Lorsque j’imagine un dispositif pédagogique ma seule attente réside dans ce qui va se jouer dans le cerveau des apprenants. Le résultat concret de ce qu’ils réalisent m’importe peu. Par exemple, lorsque je propose à mes élèves de réaliser des maquettes de bâtiments médiévaux je ne m’intéresse absolument pas à la beauté de leurs réalisations. Ce qui se joue dans l’activité c’est la recherche des informations (livres, manuels, internet…) pour déterminer les caractéristiques du bâtiment, la planification du travail, la collaboration dans le groupe, l’autoévaluation du travail etc. Parfois, les élèves n’ont pas réussi à ériger leur bâtiment car leurs compétences en bricolage ne sont pas terribles mais ce n’est pas grave puisque mes attendus se situent ailleurs. La maquette n’est qu’un prétexte pour leur permettre de pratiquer les compétences nécessaires à mon cours d’Histoire.
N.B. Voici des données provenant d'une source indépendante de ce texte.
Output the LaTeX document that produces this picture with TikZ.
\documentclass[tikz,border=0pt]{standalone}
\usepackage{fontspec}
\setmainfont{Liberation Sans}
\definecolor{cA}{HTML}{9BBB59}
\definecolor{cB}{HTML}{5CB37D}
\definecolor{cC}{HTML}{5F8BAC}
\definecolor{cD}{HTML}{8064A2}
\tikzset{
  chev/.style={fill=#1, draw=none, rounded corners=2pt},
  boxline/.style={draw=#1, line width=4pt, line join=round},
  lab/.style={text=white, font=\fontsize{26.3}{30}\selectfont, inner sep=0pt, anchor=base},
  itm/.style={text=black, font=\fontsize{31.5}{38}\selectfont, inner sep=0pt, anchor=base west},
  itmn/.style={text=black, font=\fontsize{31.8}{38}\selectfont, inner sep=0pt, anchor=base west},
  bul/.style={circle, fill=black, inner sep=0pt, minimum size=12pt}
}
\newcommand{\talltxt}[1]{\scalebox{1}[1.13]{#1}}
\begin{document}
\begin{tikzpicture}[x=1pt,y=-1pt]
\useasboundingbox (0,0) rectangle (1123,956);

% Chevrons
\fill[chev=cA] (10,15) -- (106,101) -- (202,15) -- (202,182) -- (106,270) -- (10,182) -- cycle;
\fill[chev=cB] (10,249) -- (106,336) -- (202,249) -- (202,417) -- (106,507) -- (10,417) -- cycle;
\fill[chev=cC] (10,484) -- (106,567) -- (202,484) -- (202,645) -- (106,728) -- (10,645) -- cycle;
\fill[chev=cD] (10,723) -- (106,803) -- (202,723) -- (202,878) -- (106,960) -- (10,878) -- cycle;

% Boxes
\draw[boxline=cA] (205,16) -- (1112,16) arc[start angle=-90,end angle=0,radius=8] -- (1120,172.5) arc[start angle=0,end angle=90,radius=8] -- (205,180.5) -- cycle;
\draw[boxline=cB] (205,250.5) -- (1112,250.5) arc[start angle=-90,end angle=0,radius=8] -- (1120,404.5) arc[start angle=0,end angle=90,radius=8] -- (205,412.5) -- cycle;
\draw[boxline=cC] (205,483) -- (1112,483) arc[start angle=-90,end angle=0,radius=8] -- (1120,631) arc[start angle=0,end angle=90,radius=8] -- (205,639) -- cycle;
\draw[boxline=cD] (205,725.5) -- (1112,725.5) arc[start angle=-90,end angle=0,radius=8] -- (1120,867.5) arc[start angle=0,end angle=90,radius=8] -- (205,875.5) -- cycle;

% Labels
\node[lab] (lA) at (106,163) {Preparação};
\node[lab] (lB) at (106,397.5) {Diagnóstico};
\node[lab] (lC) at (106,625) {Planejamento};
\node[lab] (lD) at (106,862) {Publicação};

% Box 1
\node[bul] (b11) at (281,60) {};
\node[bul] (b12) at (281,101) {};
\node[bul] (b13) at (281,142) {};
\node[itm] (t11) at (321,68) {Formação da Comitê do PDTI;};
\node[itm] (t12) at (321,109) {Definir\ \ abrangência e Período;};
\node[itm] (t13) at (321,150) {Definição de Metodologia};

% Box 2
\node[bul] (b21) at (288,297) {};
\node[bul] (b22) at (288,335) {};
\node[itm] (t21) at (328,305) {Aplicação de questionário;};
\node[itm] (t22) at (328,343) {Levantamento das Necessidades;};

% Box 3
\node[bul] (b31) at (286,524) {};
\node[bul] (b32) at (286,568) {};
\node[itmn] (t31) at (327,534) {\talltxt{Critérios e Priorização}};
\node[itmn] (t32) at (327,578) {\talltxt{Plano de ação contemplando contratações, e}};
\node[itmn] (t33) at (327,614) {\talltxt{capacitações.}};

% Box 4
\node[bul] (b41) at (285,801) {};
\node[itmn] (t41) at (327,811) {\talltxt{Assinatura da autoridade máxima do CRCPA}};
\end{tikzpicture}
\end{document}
Le conflit socio-cognitif, la richesse des échanges entre eux et le débriefing rendent l’activité infiniment passionnante pour moi en tant que professeur et constructive pour eux en tant qu’apprenants. Si je ne m’étais concentré que sur le produit final et non sur le processus de réalisation j’aurais ressenti de la déception.

La richesse d’une activité se situe dans le processus et non dans la production finale. Dans cette optique, voici les questions permettant de structurer une activité pédagogique. Quels savoirs, savoir-faire ou compétences les élèves devront-ils utiliser en lien avec ma discipline ? Quelles attitudes de travail devront-ils développer ? Comment le débriefing pourra venir enrichir l’activité ? Etc.

C’est en se posant toutes ces questions, en amont de la construction d’une activité pédagogique, que vous pourrez prendre du plaisir à observer vos élèves travailler, à les voir réaliser les tâches que vous aviez soigneusement prévues.

Concernant les fameuses maquettes certaines étaient objectivement inabouties (voire moches) cependant c’était leur plan de travail, la recherche d’informations, la rédaction du dossier sur leur bâtiment, le travail de groupe que j’ai évalués. La réalisation d’une maquette n’était que le prétexte pour leur permettre de développer diverses compétences et attitudes.